Docker builds getting stuck (possible networking issues)

I have set up a number of scheduled builds for a client, and occasionally they fail. The failure steps are always a Docker build, and always a networking operation, so I am inclined to think there is a highly intermittent networking issue. A manual rebuild always fixes the issue.

Example 1:

RUN yum install -y curl git
...
Complete!
Too long with no output (exceeded 10m0s)

Example 2:

RUN composer install --prefer-source
...
Generating autoload files
Too long with no output (exceeded 10m0s)

Example 3:

RUN yum update -y
...
---> Running in 6e325d7e6098
Too long with no output (exceeded 10m0s)

In each case, an operation that should take 1-3 minutes is still stuck after 10 minutes. I logged a ticket about this, and Scott suggested that I increase the no-output timeout. I’ve replied to say that is not an ideal fix, since if something has consumed a 250% increase of build time, then it is probably stuck permanently, and just needs to be restarted. (It’s ticket 54295 if any employees want to read it).

I am pondering whether I could fix this by adding a retry script in the Dockerfile for every network operation. This seems a bit hacky to me, since I’ve never had this issue locally - and I imagine the network links to the build servers have a fair bit of redundancy built-in. Any suggestions how I can tackle this?

Here is one solution, but it is a bit chunky. I would probably add a timeout here too, so that no operation is permitted to get stuck for more than three minutes.

A bit of an update, in case anyone else bumps into this. Takayuki kindly replied to my ticket, to say that the CircleCI Docker Layer Caching feature would help. Sadly I don’t have budget sign-off for the necessary plan, but I wonder whether that just masks an intermittent problem, rather than fixing it.

However, that does make me wonder whether layer caching would make it more reliable, even if that is “cheating” on the problem.

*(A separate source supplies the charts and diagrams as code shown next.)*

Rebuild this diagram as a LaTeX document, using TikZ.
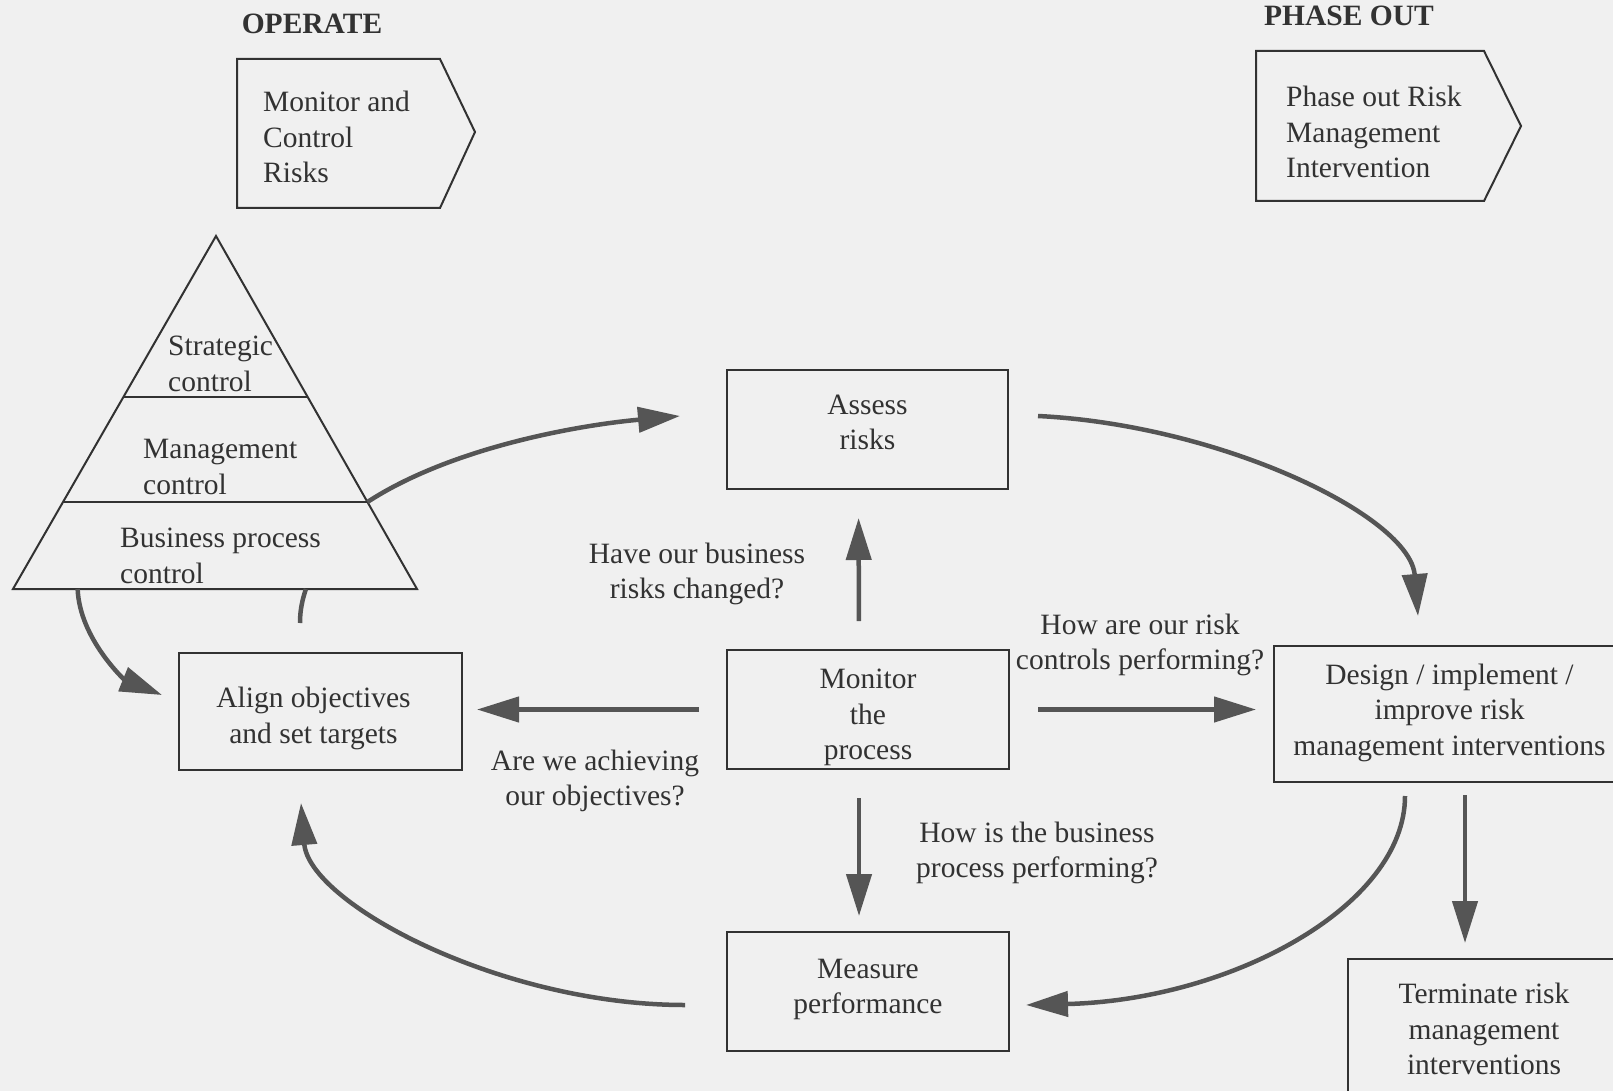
\documentclass[tikz,border=0pt]{standalone}
\usepackage{fontspec}
\setmainfont{Liberation Serif}
\usetikzlibrary{arrows.meta,calc}
\definecolor{paper}{RGB}{240,240,240}
\definecolor{ink}{RGB}{50,50,50}
\definecolor{arrowgray}{RGB}{85,85,85}
\begin{document}
\begin{tikzpicture}[x=1pt,y=-1pt,
  font=\fontsize{29.5}{35.5}\selectfont,
  every node/.style={text=ink},
  box/.style={draw=ink,line width=2pt,inner sep=0pt},
  caption/.style={align=center,inner sep=0pt},
  lefttext/.style={align=left,inner sep=0pt,anchor=west},
  outline/.style={draw=ink,line width=2pt,line join=miter},
  flow/.style={draw=arrowgray,line width=4.5pt,-{Triangle[length=42pt,width=25pt]}},
  stroke/.style={draw=arrowgray,line width=4.5pt},
]
\useasboundingbox (0,0) rectangle (1613,1091);
\clip (0,0) rectangle (1613,1091);
\fill[paper] (0,0) rectangle (1613,1091);

% phase headings and their pentagon tags
\node[caption,font=\fontsize{29.5}{35.5}\selectfont\bfseries] (operate) at (312,24) {OPERATE};
\draw[outline] (237,59) -- (440,59) -- (475,132) -- (440,208) -- (237,208) -- cycle;
\node[lefttext] (monctl) at (263,137) {Monitor and\\Control\\Risks};

\node[caption,font=\fontsize{29.5}{35.5}\selectfont\bfseries] (phaseout) at (1349,16) {PHASE OUT};
\draw[outline] (1256,51) -- (1484,51) -- (1521,126) -- (1484,201) -- (1256,201) -- cycle;
\node[lefttext] (phasetxt) at (1286,132) {Phase out Risk\\Management\\Intervention};

% control pyramid
\coordinate (apex) at (216,236);
\coordinate (bl) at (13,589);
\coordinate (br) at (417,589);
\draw[outline] (apex) -- (bl) -- (br) -- cycle;
\draw[outline] ($(apex)!0.456!(bl)$) -- ($(apex)!0.456!(br)$);
\draw[outline] ($(apex)!0.7535!(bl)$) -- ($(apex)!0.7535!(br)$);
\coordinate (pyrR) at ($(apex)!0.7535!(br)$);
\coordinate (pyrB1) at ($(bl)!0.16!(br)$);
\coordinate (pyrB2) at ($(bl)!0.725!(br)$);
\node[lefttext] (strat) at (168,364) {Strategic\\control};
\node[lefttext] (mgmt) at (143,467) {Management\\control};
\node[lefttext] (bpc) at (120,556) {Business process\\control};

% process boxes
\node[box,minimum width=281pt,minimum height=119pt] (assess) at (867.5,429.5) {};
\node[box,minimum width=282pt,minimum height=119pt] (mon) at (868,709.5) {};
\node[box,minimum width=283pt,minimum height=117pt] (align) at (320.5,711.5) {};
\node[box,minimum width=282pt,minimum height=119pt] (meas) at (868,991.5) {};
\node[box,minimum width=351pt,minimum height=136pt] (design) at (1449.5,714) {};
\node[box,minimum width=272pt,minimum height=140pt] (term) at (1484,1029) {};

% box captions (offsets in picture units, y pointing down)
\node[caption] (assessTxt) at ([shift={(0,-7)}]assess.center) {Assess\\risks};
\node[caption] (monTxt) at ([shift={(0,8)}]mon.center) {Monitor\\the\\process};
\node[caption] (alignTxt) at ([shift={(-7,7)}]align.center) {Align objectives\\and set targets};
\node[caption] (measTxt) at ([shift={(0,-2)}]meas.center) {Measure\\performance};
\node[caption] (designTxt) at ([shift={(0,-1.5)}]design.center) {Design / implement /\\improve risk\\management interventions};
\node[caption] (termTxt) at (term.center) {Terminate risk\\management\\interventions};

% monitoring questions
\node[caption] (q1) at (697,574) {Have our business\\risks changed?};
\node[caption] (q2) at (1140,645) {How are our risk\\controls performing?};
\node[caption] (q3) at (595,781) {Are we achieving\\our objectives?};
\node[caption] (q4) at (1037,853) {How is the business\\process performing?};

% straight flows out of the monitoring box
\draw[flow,shorten <=28pt,shorten >=28pt] ([xshift=-9pt]mon.north) -- ([xshift=-9pt]assess.south);
\draw[flow,shorten <=27pt,shorten >=14pt] (mon.west) -- (mon.west -| align.east);
\draw[flow,shorten <=28pt,shorten >=17pt] (mon.east) -- (mon.east -| design.west);
\draw[flow,shorten <=28pt,shorten >=15pt] ([xshift=-9pt]mon.south) -- ([xshift=-9pt]meas.north);
\draw[flow,shorten <=12pt,shorten >=15pt] ([xshift=15.5pt]design.south) -- ([xshift=15.5pt]design.south |- term.north);

% the outer cycle
\draw[flow] (pyrR) .. controls +(84.5,-55) and +(-100,9) .. ([shift={(-46,-13.5)}]assess.west);
\draw[flow] ([shift={(29,-13.5)}]assess.east) .. controls +(183,9) and +(-8,-100) .. ([shift={(-31.5,-29)}]design.north);
\draw[flow] ([shift={(-44.5,13)}]design.south) .. controls +(0,110) and +(205,-5) .. ([shift={(16,13.5)}]meas.east);
\draw[flow] ([shift={(-41,13.5)}]meas.west) .. controls +(-185,0) and +(8,100) .. ([shift={(-19.5,32)}]align.south);
\draw[flow] (pyrB1) .. controls +(2,50) and +(-37,-15) .. ([shift={(-16,-16.5)}]align.west);
\draw[stroke] (pyrB2) .. controls +(-4,12) and +(0,-12) .. ([shift={(-20.5,-29)}]align.north);
\end{tikzpicture}
\end{document}
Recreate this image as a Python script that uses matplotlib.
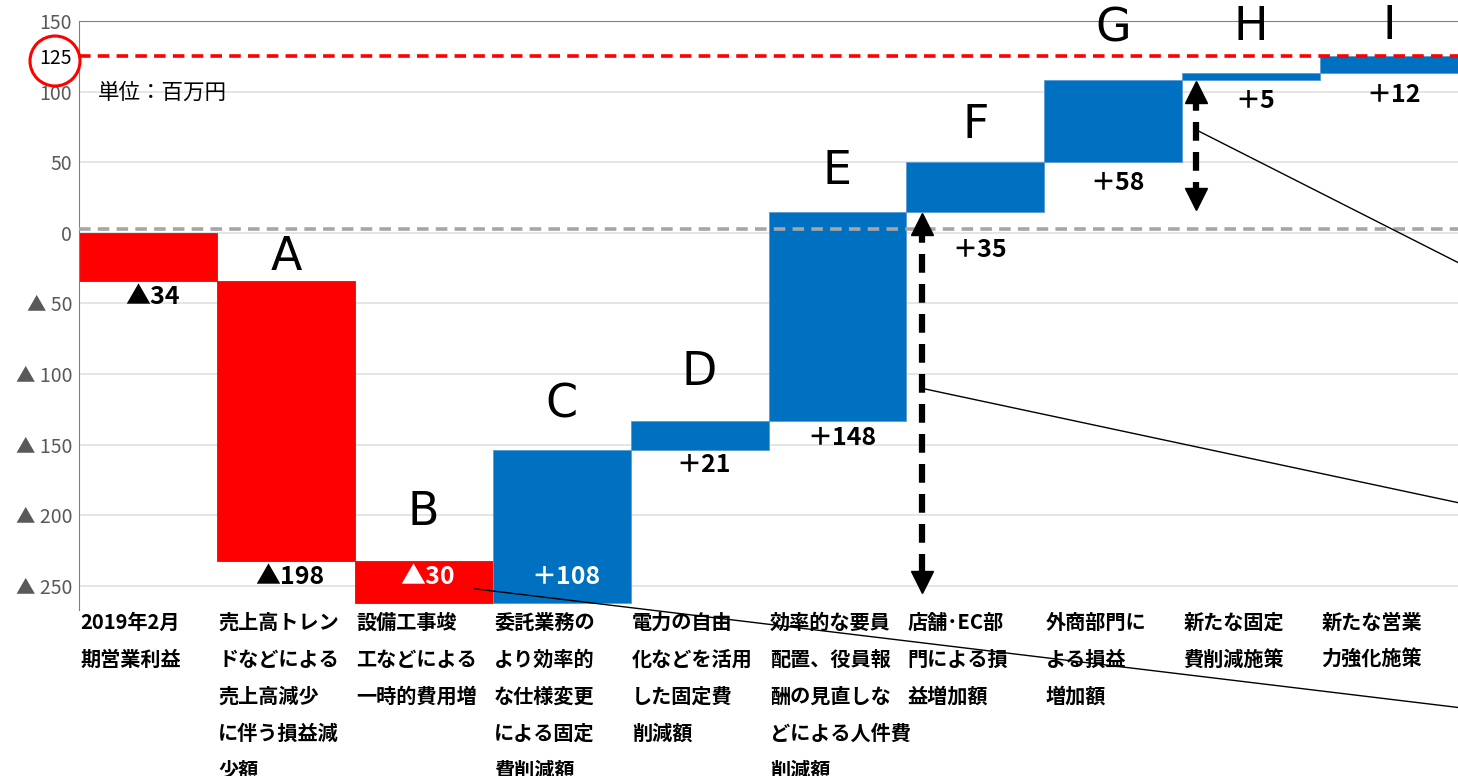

If I get some spare engineering time, I might look at my old sticky-tape solution.

In the short term, I am happy to just re-run failed builds.

1 Like

Another update. I added a timeout device to an item that was running for 10 minutes, and limited the timeout to 3m. I am fairly sure that the step still took 10m, indicating to me that the step is getting stuck. I have a theory that it is how stdout is handled in Docker/Compose builds.

It is unfortunately an intermittent issue, so rather hard to replicate or test!